Looking at the conservative response through that lens, you can see the outlines of a worldview, one where people feel that it’s the personal duty of individual citizens to deal with problems, or to save innocent victims from gun violence. It’s as if “government” and “law enforcement” are not even concepts; sure, maybe we have those institutions around for some reason, but what happens in society is fundamentally our responsibility. At its best, this spirit is what outsiders admire about America; at its worst, it can be reflexive, irrational opposition to anything that looks like collective problem-solving. In my experience, Southerners tend to fall on the latter end of the spectrum, and meet tragedies like Newtown with bizarre blanket declarations about the impossibility of doing anything to stop future massacres. People intend their staunch defense of gun rights as an expression of their belief in personal responsibility and self-reliance; in practice, it is a profoundly fatalistic surrender to violence and the imagined requirements of surviving it.
This acceptance of violence is, of course, not limited to the South. Every time a gun massacre dominates the headlines, gun sales spike, indicating a significant number of Americans believe that somehow, owning a gun will protect them. A journalist friend in East Texas told me the day after the Aurora theater shooting in July, her phone rang all day long with people asking how to get concealed-carry permits. I’ve heard it over and over, from friends and relatives, expressing what sometimes seems like the universal response of rural America: The good people need to be armed so they can protect us from the bad people.
This contrasts sharply with the facts of public policy, where the efficacy of more restrictive gun controls is not a matter of debate. The United States’ lax gun laws indisputably, beyond a shadow of a doubt, lead to more gun deaths. The statistics comparing the U.S. to other Western nations with tighter gun laws are staggering: the number of Americans who die in gun accidents in a given year is routinely many times higher than the total gun deaths in the U.K. In Britain in 2008, there were 39 gun murders; in the U.S. in 2009, there were 9,146—that’s right, even adjusted for our larger population, the American rate is 47 times higher.
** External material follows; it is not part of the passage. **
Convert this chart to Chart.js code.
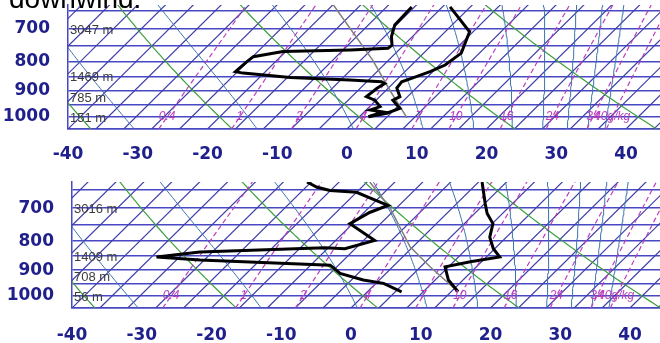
<!DOCTYPE html>
<html>
<head>
<meta charset="utf-8">
<script src="https://cdn.jsdelivr.net/npm/chart.js@4.4.1/dist/chart.umd.min.js"></script>
<style>
  body { margin: 0; background: #fff; width: 660px; height: 343px; overflow: hidden; position: relative; }
  .caption { position: absolute; left: 9px; top: -15px; font: 28px/28px "Liberation Sans", Arial, sans-serif; color: #000; z-index: 2; }
  canvas { position: absolute; left: 0; }
  #topChart { top: 0; }
  #bottomChart { top: 170px; }
</style>
</head>
<body>
<div class="caption">downwind.</div>
<canvas id="topChart" width="660" height="170"></canvas>
<canvas id="bottomChart" width="660" height="173"></canvas>
<script>
// Skew-T log-p diagrams, two soundings stacked

// axes
const T_TICKS = [-40, -30, -20, -10, 0, 10, 20, 30, 40];
const P_GRID = [650, 700, 750, 800, 850, 900, 950, 1000, 1050];
const P_LABELS = [700, 800, 900, 1000];

// background lines
const ISOTHERMS = [-56, -52, -48, -44, -40, -36, -32, -28, -24, -20, -16, -12, -8, -4, 0, 4, 8, 12, 16, 20, 24, 28, 32, 36, 40, 44];
const DRY_ADIABATS = [-40, -20, 0, 20, 40];                                   // theta, degC
const MOIST_ADIABATS = [240, 260, 280, 300, 320, 340, 360, 380, 400, 420];     // theta-e, K
const MIX_RATIOS = [0.4, 1, 2, 4, 7, 10, 16, 24, 34, 40];                      // g/kg
const MIX_LABELS = ['0.4', '1', '2', '4', '7', '10', '16', '24', '34', '40g/kg'];

// heights of standard levels
const HEIGHT_LEVELS = [700, 850, 925, 1000];
const TOP_HEIGHTS = ['3047 m', '1469 m', '785 m', '151 m'];
const BOTTOM_HEIGHTS = ['3016 m', '1409 m', '708 m', '56 m'];

// upper sounding
const TOP_TEMP_P = [640, 708, 741, 772, 810, 832, 855, 867, 889, 921, 934, 966, 985, 999];
const TOP_TEMP = [-2.9, 3.5, 4.5, 5.4, 4.8, 3.6, 1.9, 1.0, 1.2, 2.9, 2.4, 4.6, 3.4, 1.3];
const TOP_DEW_P = [640, 689, 722, 747, 757, 762, 767, 783, 799, 832, 837, 852, 861, 867, 873, 890, 921, 934, 959, 972, 980, 999];
const TOP_DEW = [-8.4, -8.2, -7.0, -5.7, -5.8, -11.0, -20.4, -23.9, -24.1, -24.3, -23.0, -15.6, -6.7, -1.9, -1.2, -1.6, -1.9, -0.2, 1.5, 0.6, 2.7, 1.3];
const TOP_PARCEL_P = [635, 794, 900, 1004];
const TOP_PARCEL = [-19.9, -6.3, 0.7, 7.0];

// lower sounding
const BOT_TEMP_P = [629, 651, 687, 715, 745, 787, 825, 853, 870, 888, 937, 983];
const BOT_TEMP = [0.5, 1.9, 4.1, 5.8, 8.1, 9.6, 11.8, 13.9, 10.4, 7.5, 9.9, 13.0];
const BOT_DEW_P = [629, 642, 651, 656, 692, 712, 745, 798, 825, 822, 836, 853, 864, 882, 912, 937, 950, 983];
const BOT_DEW = [-24.6, -22.5, -20.1, -16.0, -9.6, -11.2, -12.4, -6.4, -9.5, -12.5, -29.8, -35.3, -28.6, -9.2, -6.6, -2.3, 1.1, 4.9];
const BOT_PARCEL_P = [629, 697, 819, 888, 983];
const BOT_PARCEL = [-15.6, -9.1, -0.4, 5.35, 13.0];

const SKEW = 35.7;
const P_BASE = 1050;

const ISOBAR_COLOR = '#4848c4';
const ISOTHERM_COLOR = '#3e3eaa';
const DRY_COLOR = '#3f9f3f';
const MOIST_COLOR = '#3a72b0';
const MIX_COLOR = '#bb3fbb';
const TICK_COLOR = '#20208c';
const TICK_FONT = { family: '"DejaVu Sans", sans-serif', size: 17, weight: 'bold' };

function skewX(t, p) {
  return t + SKEW * Math.log(P_BASE / p);
}

function satVap(tc) {
  return 6.112 * Math.exp(17.67 * tc / (tc + 243.5));
}

function thetaE(tk, p) {
  const es = satVap(tk - 273.15);
  const rs = 0.622 * es / (p - es);
  return tk * Math.pow(1000 / p, 0.2857) * Math.exp(2.5e6 * rs / (1005 * tk));
}

function dewFromMix(r, p) {
  const e = r * p / (622 + r);
  const a = Math.log(e / 6.112);
  return 243.5 * a / (17.67 - a);
}

// pressure samples for curved background lines
const levels = [];
for (let p = 1050; p >= 580; p -= 10) levels.push(p);

function line(points, color, width, dash) {
  return {
    data: points,
    borderColor: color,
    borderWidth: width,
    borderDash: dash || [],
    pointRadius: 0,
    showLine: true,
    fill: false,
    tension: 0
  };
}

function profile(pres, temps) {
  return pres.map((p, i) => ({ x: skewX(temps[i], p), y: p }));
}

function backgroundLines() {
  const sets = [];
  MIX_RATIOS.forEach(r => {
    sets.push(line(levels.map(p => ({ x: skewX(dewFromMix(r, p), p), y: p })), MIX_COLOR, 1.2, [5, 3]));
  });
  MOIST_ADIABATS.forEach(te => {
    const pts = levels.map(p => {
      let lo = 150, hi = 318;
      for (let k = 0; k < 40; k++) {
        const mid = (lo + hi) / 2;
        if (thetaE(mid, p) > te) hi = mid; else lo = mid;
      }
      return { x: skewX(lo - 273.15, p), y: p };
    });
    sets.push(line(pts, MOIST_COLOR, 1));
  });
  DRY_ADIABATS.forEach(th => {
    const pts = levels.map(p => ({ x: skewX((th + 273.15) * Math.pow(p / 1000, 0.2857) - 273.15, p), y: p }));
    sets.push(line(pts, DRY_COLOR, 1.2));
  });
  ISOTHERMS.forEach(t => {
    sets.push(line([{ x: skewX(t, 1050), y: 1050 }, { x: skewX(t, 580), y: 580 }], ISOTHERM_COLOR, 1.2));
  });
  return sets;
}

// mixing ratio labels and level heights
const labelPlugin = {
  id: 'skewLabels',
  afterDatasetsDraw(chart, args, opts) {
    const { ctx, chartArea } = chart;
    const x = chart.scales.x, y = chart.scales.y;
    ctx.save();
    ctx.beginPath();
    ctx.rect(chartArea.left, chartArea.top, chartArea.width, chartArea.height);
    ctx.clip();
    ctx.font = 'italic 12px "Liberation Sans", Arial, sans-serif';
    ctx.fillStyle = MIX_COLOR;
    ctx.textAlign = 'center';
    ctx.textBaseline = 'middle';
    MIX_RATIOS.forEach((r, i) => {
      ctx.fillText(MIX_LABELS[i], x.getPixelForValue(skewX(dewFromMix(r, 1000), 1000)), y.getPixelForValue(1000));
    });
    ctx.font = '13px "Liberation Sans", Arial, sans-serif';
    ctx.fillStyle = '#3c3c3c';
    ctx.textAlign = 'left';
    HEIGHT_LEVELS.forEach((p, i) => {
      ctx.fillText(opts.heights[i], chartArea.left + 2, y.getPixelForValue(p) + 1);
    });
    ctx.restore();
  }
};

function noPad(s) {
  s.paddingTop = 0;
  s.paddingBottom = 0;
  s.paddingLeft = 0;
  s.paddingRight = 0;
}

function makeChart(id, cfg) {
  const datasets = [
    line(profile(cfg.tempP, cfg.temp), '#000', 3),
    line(profile(cfg.dewP, cfg.dew), '#000', 3),
    line(profile(cfg.parcelP, cfg.parcel), '#808080', 1.5)
  ].concat(backgroundLines());

  return new Chart(document.getElementById(id), {
    type: 'scatter',
    data: { datasets: datasets },
    plugins: [labelPlugin],
    options: {
      responsive: false,
      animation: false,
      layout: { padding: { top: cfg.padTop, right: 0, bottom: 0, left: 0 } },
      plugins: {
        legend: { display: false },
        tooltip: { enabled: false },
        skewLabels: { heights: cfg.heights }
      },
      scales: {
        x: {
          type: 'linear',
          min: -40,
          max: cfg.xMax,
          afterBuildTicks: s => { s.ticks = T_TICKS.map(v => ({ value: v })); },
          afterFit: s => { s.height = cfg.xAxisH; noPad(s); },
          grid: { display: false, drawTicks: false },
          border: { display: true, color: ISOBAR_COLOR, width: 1.5 },
          ticks: { padding: cfg.xPad, color: TICK_COLOR, font: TICK_FONT, maxRotation: 0, autoSkip: false }
        },
        y: {
          type: 'logarithmic',
          reverse: true,
          min: cfg.pTop,
          max: 1050,
          afterBuildTicks: s => { s.ticks = P_GRID.map(v => ({ value: v })); },
          afterFit: s => { s.width = cfg.yAxisW; noPad(s); },
          grid: { color: ISOBAR_COLOR, lineWidth: 1.6, drawTicks: false },
          border: { display: true, color: ISOBAR_COLOR, width: 1.5 },
          ticks: {
            padding: 18,
            color: TICK_COLOR,
            font: TICK_FONT,
            autoSkip: false,
            callback: v => P_LABELS.includes(v) ? String(v) : ''
          }
        }
      }
    }
  });
}

makeChart('topChart', {
  tempP: TOP_TEMP_P, temp: TOP_TEMP,
  dewP: TOP_DEW_P, dew: TOP_DEW,
  parcelP: TOP_PARCEL_P, parcel: TOP_PARCEL,
  heights: TOP_HEIGHTS,
  pTop: 635, xMax: 44.87,
  padTop: 5, xAxisH: 41, yAxisW: 68, xPad: 15
});

makeChart('bottomChart', {
  tempP: BOT_TEMP_P, temp: BOT_TEMP,
  dewP: BOT_DEW_P, dew: BOT_DEW,
  parcelP: BOT_PARCEL_P, parcel: BOT_PARCEL,
  heights: BOTTOM_HEIGHTS,
  pTop: 629, xMax: 44.3,
  padTop: 12, xAxisH: 35, yAxisW: 72, xPad: 17
});
</script>
</body>
</html>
Japan’s recent gun bans have virtually eliminated gun murder in their country. In our country, the states with the strictest gun laws have the lowest rates of gun crime.
But none of this matters when guns serve as a powerful cultural signifier for Americans, in the South and elsewhere, of their self-reliance and independence from government. It makes no difference whether gun bans, as a matter of fact, drastically reduce gun deaths. It makes no difference that it’s extremely unlikely that the presence of an armed person would have stopped any of the massacres that have seized the headlines the past few years. It makes no difference that there is no reason whatsoever for a private citizen to own an assault weapon. The pragmatic logic of public policy is no match for the power of a cultural sensibility that has made guns a deep ideological attachment. A few thousand civilian deaths seem insignificant against the imaginary scenario of totalitarian government “turning on” its disarmed citizens.
If I could appeal directly to the objectors who populate my social media feeds, I would beg them to understand that such a scenario is a fantasy. The idea of a dictatorial American state disarming its citizens is a paranoid delusion. Updating our gun laws does not necessarily mean banning guns, and it almost certainly does not mean confiscating them. There is a reasonable case to be made for the place of concealed-carry permits in a sensible gun policy. Making it more difficult for troubled young men to order assault rifles on the Internet has nothing to do with undermining “personal responsibility” or taking away someone’s cultural identity. The only thing there is to lose is the experience of children being murdered in cold blood, over and over and over again.